The Rollercoaster of Being in a Narcissist Relationship

There are those who have a strong ego, and there are those who are flat out vain. But then there are those who see nothing else but themselves. That’s where they’re treading on the possibility of being a narcissist. It is estimated that about 6 percent of people in the U.S. have Narcissistic Personality Disorder, but still there are others who are on the spectrum and have many of the tendencies.

Some signs of narcissism:

  • Loves being the center of attention
  • Takes advantage of others
  • Competitive nature
  • Has an addiction
  • Holds grudges
  • Thinks only of themselves and their needs
  • Can be charming when needed
  • Nothing is their fault, etc.

The thing to really consider when thinking about narcissism is those who are in a relationship with them—child, sibling, spouse, significant other, etc. How do they deal with these difficult personality traits? What is daily life like? Ask anyone who is in a relationship with a narcissist, and they may describe it this way: a rollercoaster. They’re up, they’re down—sometimes it’s gradual and other times it’s overnight. It can be a bit of a trap because things will be good for a while, then bad, all the while you wondering what happened.
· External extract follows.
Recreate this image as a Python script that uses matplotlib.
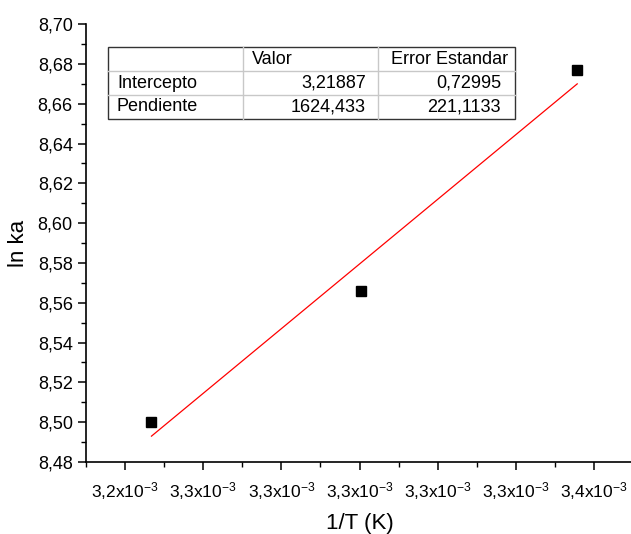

There are 4 stages of this rollercoaster of a narcissist relationship:

  • The good

Narcissists don’t really “get” normal social conventions, but they do know how to work them to their advantage. When they need to smooth talk or be charming, then they will. They’ve observed enough behavior in others that they can replicate it. They will look for a target (person) to give them the ego boost they need. They figure they can reel you in for a while to get what they want, so they’ll pull out all the stops knowing that it won’t last forever. In this phase, don’t be surprised to see gifts and attention, probably in an over-the-top way, like they are putting you on a very tall pedestal. If it feels too good to be true or like empty lavishing of attention, then it probably is.

The good

  • The bad

Gradually or even all at once, the attention and good parts of the relationship will go sour. It’ll almost like you are with a different person in their place. You’ll be left wondering what you did wrong, when in fact you didn’t do anything wrong at all. A narcissist doesn’t have the same capacity to feel or love, and so in this bad stage there is an emptiness, when all the fake attention they gave you doesn’t make them feel fulfilled. You may look at them and just see a sort of outer shell, not knowing what it inside. The narcissist will actually also feel a strong void themselves, and they will blame it all on you, even though it has everything to do with them. This stage will feel like you are living with a roommate who just completely avoids you, doesn’t even attempt to connect in any way—as if they don’t even know what that is.

  • The ugly

A narcissist’s up and down moods are typically next, and definitely one of the worst parts of this roller coaster relationship. They will have no compassion for you, while acting out in anger and mind games. A classic narcissist  tactic is emotional abuse—it’s how they exert their control and also how they gain back some attention from you. To a narcissist, any attention will “feed” their ego. Only, they don’t actually get fed in a normal sense; their void just gets fed temporarily, enough for them to keep going with this relationship. It’s almost like they are a cup with many holes at the bottom. They seek temporary attention in an effort to fill their cup, but it just runs out the bottom. There are ways to plug up the holes, but they are unwilling to admit that there is an issue, because they are better than everyone.

  • The gone

Eventually, the narcissist will get bored or frustrated with the relationship—deep down it’s all about them, and you are just frustrating them or not giving them what they “need.” Actually no one really can give all of what they need. So this is the discard phase, where they just leave. Typically they physically separate themselves, and/or emotionally. Their ultimate goals is to move onto someone new because it gives them new excitement, new attention, and someone who doesn’t know their true colors.